Figure 2 Possible sequential therapies of molecular targeted agents for hepatocellular carcinoma in the real-world practice[53]. There are solid evidence for use of regorafenib, ramucirumab, cabozantinib after sorafenib as confirmed by RESORCE, REACH-2 and CERESTIAL trials. However, lenvatinib has been proven to be effective after sorafenib or regorafenib in the real world practice as a second-line or third-line agent. Effectiveness of second-line agents after lenvatinib failure should be explored in the real-world practice setting. AFP: Alphafeto protein.

Figure 3 Tumor Immuno suppressive microenvironment caused by vascular endothelial growth factor produced by tumor[66]. VEGF-A up-regulates tumor-associated macrophage, regulatory T-cell, and myeloid-derived suppressor cell, which cause immune suppressive microenvironment through the down-regulation of the dendritic cell maturation, NK activation, T cell activation and T cell proliferation. VEGF-A: Vascular endothelial growth factor A; MDSC: Myeloid-derived suppressor cell; DC: Dendritic cell; TAM: Tumor-associated macrophage; Treg: Regulatory T cell; IL: Interleukin.
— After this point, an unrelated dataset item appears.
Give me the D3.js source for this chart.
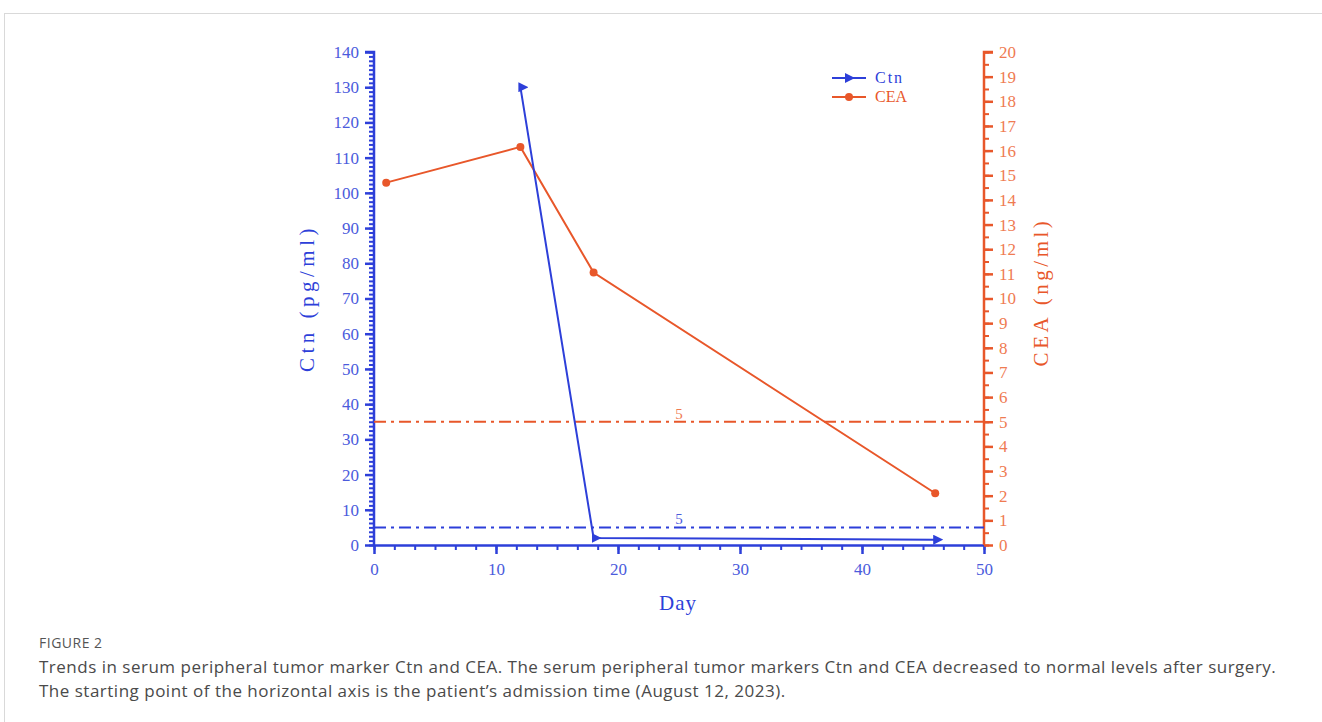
<!DOCTYPE html>
<html>
<head>
<meta charset="utf-8">
<script src="https://cdn.jsdelivr.net/npm/d3@7"></script>
<style>
body{margin:0;background:#fff;}
#frame{position:absolute;left:4px;top:13px;width:1330px;height:720px;border-top:1px solid #d9d9d9;border-left:1px solid #d9d9d9;}
.cap{position:absolute;left:39px;font-family:"Open Sans",sans-serif;color:#4a4a4a;}
</style>
</head>
<body>
<div id="frame"></div>
<div id="canvas-svg" style="position:absolute;left:0;top:0;"></div>
<div class="cap" style="top:633px;font-size:14px;letter-spacing:0.5px;color:#555;">FIGURE 2</div>
<div class="cap" style="top:655px;font-size:17px;letter-spacing:0.5px;line-height:24px;">Trends in serum peripheral tumor marker Ctn and CEA. The serum peripheral tumor markers Ctn and CEA decreased to normal levels after surgery.<br>The starting point of the horizontal axis is the patient’s admission time (August 12, 2023).</div>
<script>
// data
var ctnDays = [12, 18, 46],
    ctnVals = [130, 2, 1.5];
var ceaDays = [1, 12, 18, 46],
    ceaVals = [14.7, 16.15, 11.05, 2.1];
var refCtn = 5, refCea = 5;
var xTicks = [0, 10, 20, 30, 40, 50];
var leftTicks = d3.range(0, 141, 10);
var rightTicks = d3.range(0, 21, 1);

var blue = "#2d3fd9", blueTxt = "#4b5bdc", orange = "#e8572a", orangeTxt = "#ef7b52";
var serif = "'Liberation Serif','DejaVu Serif',serif";

var margin = {top: 52, left: 374},
    width = 610, height = 493;

var svg = d3.select("#canvas-svg").append("svg")
    .attr("width", 1322).attr("height", 625);
var g = svg.append("g").attr("transform", "translate(" + margin.left + "," + margin.top + ")");

var x = d3.scaleLinear().domain([0, 50]).range([0, width]);
var yL = d3.scaleLinear().domain([0, 140]).range([height, 0]);
var yR = d3.scaleLinear().domain([0, 20]).range([height, 0]);

svg.append("defs").append("marker")
  .attr("id", "tri")
  .attr("viewBox", "0 0 10 10")
  .attr("refX", 2).attr("refY", 5)
  .attr("markerWidth", 10).attr("markerHeight", 10)
  .attr("markerUnits", "userSpaceOnUse")
  .attr("orient", 0)
  .append("path").attr("d", "M0,0 L10,5 L0,10 Z").style("fill", blue);

// minor ticks
g.append("g").attr("transform", "translate(0," + height + ")")
  .call(d3.axisBottom(x).tickValues(d3.range(0, 50.01, 10 / 6)).tickSize(5).tickFormat(""))
  .call(function(a){ a.select(".domain").remove(); a.selectAll("line").style("stroke", blue).style("stroke-width", 2); });
g.append("g")
  .call(d3.axisLeft(yL).tickValues(d3.range(0, 140.01, 1.25)).tickSize(5).tickFormat(""))
  .call(function(a){ a.select(".domain").remove(); a.selectAll("line").style("stroke", blue).style("stroke-width", 2); });
g.append("g").attr("transform", "translate(" + width + ",0)")
  .call(d3.axisRight(yR).tickValues(d3.range(0, 20.01, 0.5)).tickSize(5).tickFormat(""))
  .call(function(a){ a.select(".domain").remove(); a.selectAll("line").style("stroke", orange).style("stroke-width", 2); });

// major axes
var xa = g.append("g").attr("transform", "translate(0," + height + ")")
  .call(d3.axisBottom(x).tickValues(xTicks).tickSize(9).tickSizeOuter(0).tickPadding(9));
var la = g.append("g")
  .call(d3.axisLeft(yL).tickValues(leftTicks).tickSize(9).tickSizeOuter(0).tickPadding(6));
var ra = g.append("g").attr("transform", "translate(" + width + ",0)")
  .call(d3.axisRight(yR).tickValues(rightTicks).tickSize(9).tickSizeOuter(0).tickPadding(6));
[[xa, blue, blueTxt], [la, blue, blueTxt], [ra, orange, orangeTxt]].forEach(function(d){
  d[0].select(".domain").style("stroke", d[1]).style("stroke-width", 2.5);
  d[0].selectAll("line").style("stroke", d[1]).style("stroke-width", 2.5);
  d[0].selectAll("text").style("fill", d[2]).style("font-family", serif).style("font-size", "17px");
});
ra.select(".domain").attr("d", "M9,0H0V" + height);
la.select(".domain").attr("d", "M-9,0H0V" + height);

// reference lines
g.append("line").attr("x1", 0).attr("x2", width)
  .attr("y1", yL(refCtn)).attr("y2", yL(refCtn))
  .style("stroke", blue).style("stroke-width", 2).style("stroke-dasharray", "12,5,3,5");
g.append("text").attr("x", x(25)).attr("y", yL(refCtn) - 3).attr("text-anchor", "middle")
  .style("fill", blueTxt).style("font-family", serif).style("font-size", "15px").text(refCtn);
g.append("line").attr("x1", 0).attr("x2", width)
  .attr("y1", yR(refCea)).attr("y2", yR(refCea))
  .style("stroke", orange).style("stroke-width", 2).style("stroke-dasharray", "12,5,3,5");
g.append("text").attr("x", x(25)).attr("y", yR(refCea) - 3).attr("text-anchor", "middle")
  .style("fill", orangeTxt).style("font-family", serif).style("font-size", "15px").text(refCea);

// CEA series
var ceaPts = ceaDays.map(function(d, i){ return [x(d), yR(ceaVals[i])]; });
g.append("path").attr("d", d3.line()(ceaPts))
  .style("fill", "none").style("stroke", orange).style("stroke-width", 2);
g.selectAll(".cea").data(ceaPts).enter().append("circle")
  .attr("cx", function(d){ return d[0]; }).attr("cy", function(d){ return d[1]; })
  .attr("r", 4).style("fill", orange);

// Ctn series
var ctnPts = ctnDays.map(function(d, i){ return [x(d), yL(ctnVals[i])]; });
g.append("path").attr("d", d3.line()(ctnPts))
  .style("fill", "none").style("stroke", blue).style("stroke-width", 2)
  .attr("marker-start", "url(#tri)").attr("marker-mid", "url(#tri)").attr("marker-end", "url(#tri)");

// axis titles
svg.append("text").attr("x", 678).attr("y", 610).attr("text-anchor", "middle")
  .style("fill", blue).style("font-family", serif).style("font-size", "21px")
  .style("letter-spacing", "1px").text("Day");
svg.append("text").attr("transform", "translate(314,298) rotate(-90)").attr("text-anchor", "middle")
  .style("fill", blue).style("font-family", serif).style("font-size", "21px")
  .style("letter-spacing", "4.5px").text("Ctn\u00a0(pg/ml)");
svg.append("text").attr("transform", "translate(1048,292) rotate(-90)").attr("text-anchor", "middle")
  .style("fill", orange).style("font-family", serif).style("font-size", "21px")
  .style("letter-spacing", "3.5px").text("CEA\u00a0(ng/ml)");

// legend
var legend = [["Ctn", blue, "tri"], ["CEA", orange, "dot"]];
legend.forEach(function(d, i){
  var ly = 78 + i * 19;
  svg.append("line").attr("x1", 832).attr("x2", 866).attr("y1", ly).attr("y2", ly)
    .style("stroke", d[1]).style("stroke-width", 2);
  if (d[2] == "tri") {
    svg.append("path").attr("d", "M845," + (ly - 5) + " L855," + ly + " L845," + (ly + 5) + " Z").style("fill", d[1]);
  } else {
    svg.append("circle").attr("cx", 849).attr("cy", ly).attr("r", 4).style("fill", d[1]);
  }
  svg.append("text").attr("x", 875).attr("y", ly + 5)
    .style("fill", d[1]).style("font-family", serif).style("font-size", "16px")
    .style("letter-spacing", d[0] == "Ctn" ? "2px" : "0px").text(d[0]);
});
</script>
</body>
</html>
Figure 4 Mechanism underlying the synergistic effect of combination therapy on hepatocellular carcinoma with lenvatinib and anti-PD-1/PD-L1 antibodies[68]. Lenvatinib inhibits tumor angiogenesis and growth through VEGFR1-R3 and FGFR1-R4 inhibition. Lenvatinib also inhibits VEGF-mediated tumor suppressive microenvironment, such as immunosuppressive cells (tumor associated macrophage, regulatory T cells and myeloid-derived suppressor T cells) or tumor suppressive cytokines (IL10 or TGF-β). Lenvatinib also suppress the co-inhibitory checkpoint inhibitor, TIM 3 and increase the co-stimulatory molecules, CD137, OX40 or ICOS. Finally, PD-1/PD-L1 Ab restores the exhausted T cell activity to kill the cancer cell. Therefore, synergistic effect is obtained by this combination.

Figure 5 Improved Overall Survival after combination therapy with molecular targeted agents and immune checkpoint inhibitors[70]. Molecular targeted agents improve survival compared with chemotherapy by cytotoxic agents, but will become resistant sooner or later. Durable long-lasting response is obtained by immune checkpoint inhibitors, but only small portion of patients (15%-20%). Durable long-lasting response will be expected by a combination therapy with molecular targeted agents and immune checkpoint inhibitors in the majority of the patients (50%-70%) with advanced hepatocellular carcinoma.